Model Overview
The declare-lab/trustalign_qwen2.5_7b is a 7.6 billion parameter Qwen2.5 model developed by declare-lab, distinguished by its Trust-Align training methodology. This approach focuses on enhancing the trustworthiness of the LLM by ensuring responses are strictly grounded in provided documents. A key feature is its ability to refuse to answer when no supporting information can be found within the given context, thereby mitigating hallucination.
Key Capabilities
- Contextual Grounding: Provides answers exclusively based on pre-provided search results or documents.
- Citation Accuracy: Capable of citing sources properly, using a format like
[1][2][3] for multiple documents. - Refusal Mechanism: Explicitly states inability to answer if information is not present in the provided documents.

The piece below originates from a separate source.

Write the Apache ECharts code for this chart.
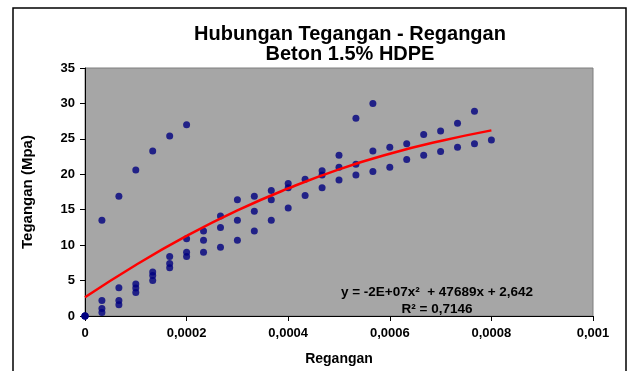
<!DOCTYPE html>
<html><head><meta charset="utf-8">
<script src="https://cdn.jsdelivr.net/npm/echarts@6/dist/echarts.min.js"></script>
<style>html,body{margin:0;padding:0;background:#fff}#c{width:630px;height:371px}</style>
</head><body><div id="c"></div>
<script>
const strainValues = [0, 0.0000333, 0.0000667, 0.0001, 0.0001333, 0.0001667, 0.0002, 0.0002333, 0.0002667, 0.0003, 0.0003333, 0.0003667, 0.0004, 0.0004333, 0.0004667, 0.0005, 0.0005333, 0.0005667, 0.0006, 0.0006333, 0.0006667, 0.0007, 0.0007333, 0.0007667, 0.0008];
const stressA = [0, 13.5, 16.9, 20.6, 23.3, 25.4, 27.0];
const stressB = [0, 2.2, 4.0, 4.5, 6.2, 8.4, 10.9, 12.0, 14.1, 16.4, 16.9, 17.7, 18.7, 19.3, 20.5, 22.7, 27.9, 30.0];
const stressC = [0, 1.05, 2.2, 3.95, 5.7, 7.4, 9.0, 10.7, 12.5, 13.5, 14.8, 16.4, 18.1, 17.0, 19.9, 21.0, 21.4, 23.3, 23.8, 24.3, 25.6, 26.1, 27.2, 28.9];
const stressD = [0, 0.5, 1.6, 3.3, 5.0, 6.8, 8.4, 9.0, 9.7, 10.7, 12.0, 13.5, 15.25, null, 18.1, 19.2, 19.9, 20.4, 21.0, 22.1, 22.7, 23.2, 23.8, 24.3, 24.85];
const trendStrain = [0, 0.0001, 0.0002, 0.0003, 0.0004, 0.0005, 0.0006, 0.0007, 0.0008];
const trendStress = [2.64, 7.2, 11.3, 14.9, 18.0, 20.7, 22.9, 24.7, 26.2];
const xTickLabels = ['0', '0,0002', '0,0004', '0,0006', '0,0008', '0,001'];
const yTickLabels = ['0', '5', '10', '15', '20', '25', '30', '35'];
const titleText = 'Hubungan Tegangan - Regangan\nBeton 1.5% HDPE';
const eqLine1 = 'y = -2E+07x\u00B2  + 47689x + 2,642';
const eqLine2 = 'R\u00B2 = 0,7146';

function pts(arr) {
  const out = [];
  arr.forEach((v, i) => { if (v !== null) out.push([strainValues[i], v]); });
  return out;
}
const scatterData = [].concat(pts(stressA), pts(stressB), pts(stressC), pts(stressD));
const trendData = trendStrain.map((x, i) => [x, trendStress[i]]);

const FONT = 'Liberation Sans, Arial, sans-serif';
const chart = echarts.init(document.getElementById('c'), null, {renderer: 'canvas'});
chart.setOption({
  backgroundColor: '#ffffff',
  animation: false,
  title: {
    text: titleText, left: 345, top: 19, textAlign: 'center',
    textStyle: {fontFamily: FONT, fontWeight: 'bold', fontSize: 20, lineHeight: 20, color: '#000'}
  },
  grid: {left: 85, right: 37, top: 68, bottom: 48, show: true, backgroundColor: '#A6A6A6', borderColor: '#7f7f7f', borderWidth: 1},
  xAxis: {
    type: 'value', min: 0, max: 0.001, interval: 0.0002,
    name: 'Regangan', nameLocation: 'middle', nameGap: 36,
    nameTextStyle: {fontFamily: FONT, fontWeight: 'bold', fontSize: 14, color: '#000'},
    axisLine: {show: true, onZero: false, lineStyle: {color: '#000', width: 1}},
    axisTick: {show: true, length: 5, lineStyle: {color: '#000'}},
    splitLine: {show: false},
    axisLabel: {margin: 11, fontFamily: FONT, fontWeight: 'bold', fontSize: 13, color: '#000',
      formatter: v => xTickLabels[Math.round(v / 0.0002)]}
  },
  yAxis: {
    type: 'value', min: 0, max: 35, interval: 5,
    name: 'Tegangan (Mpa)', nameLocation: 'middle', nameGap: 50, nameRotate: 90,
    nameTextStyle: {fontFamily: FONT, fontWeight: 'bold', fontSize: 15, color: '#000'},
    axisLine: {show: true, onZero: false, lineStyle: {color: '#000', width: 1}},
    axisTick: {show: true, length: 5, lineStyle: {color: '#000'}},
    splitLine: {show: false},
    axisLabel: {margin: 10, fontFamily: FONT, fontWeight: 'bold', fontSize: 13, color: '#000',
      formatter: v => yTickLabels[Math.round(v / 5)]}
  },
  series: [
    {type: 'scatter', data: scatterData, symbol: 'circle', symbolSize: 7,
      itemStyle: {color: '#000080'}, z: 2},
    {type: 'line', data: trendData, smooth: true, showSymbol: false, symbol: 'none',
      lineStyle: {color: '#FF0000', width: 2.5}, z: 3}
  ],
  graphic: [
    {type: 'rect', shape: {x: 13, y: 8, width: 613, height: 400}, style: {fill: 'none', stroke: '#000', lineWidth: 1.5}, z: 100},
    {type: 'text', x: 437, y: 292, style: {text: eqLine1, textAlign: 'center', textVerticalAlign: 'middle', font: 'bold 13.5px ' + FONT, fill: '#000'}, z: 100},
    {type: 'text', x: 437, y: 309, style: {text: eqLine2, textAlign: 'center', textVerticalAlign: 'middle', font: 'bold 13.5px ' + FONT, fill: '#000'}, z: 100}
  ]
});
</script></body></html>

- Unbiased Tone: Designed to generate responses with an unbiased and journalistic tone.
Training Details
The model was trained using a combination of an instruction-following corpus with a standard next-token prediction objective and a preference dataset utilizing Direct Preference Optimization (DPO). The training data, declare-lab/trust_data, is publicly available on Hugging Face. The training was conducted on two NVIDIA A100 GPUs (40GB each).
Good For
- Applications requiring high factual accuracy and source attribution.
- Use cases where preventing hallucination and ungrounded responses is critical.
- Information retrieval systems that need to explicitly indicate when an answer cannot be found in the given context.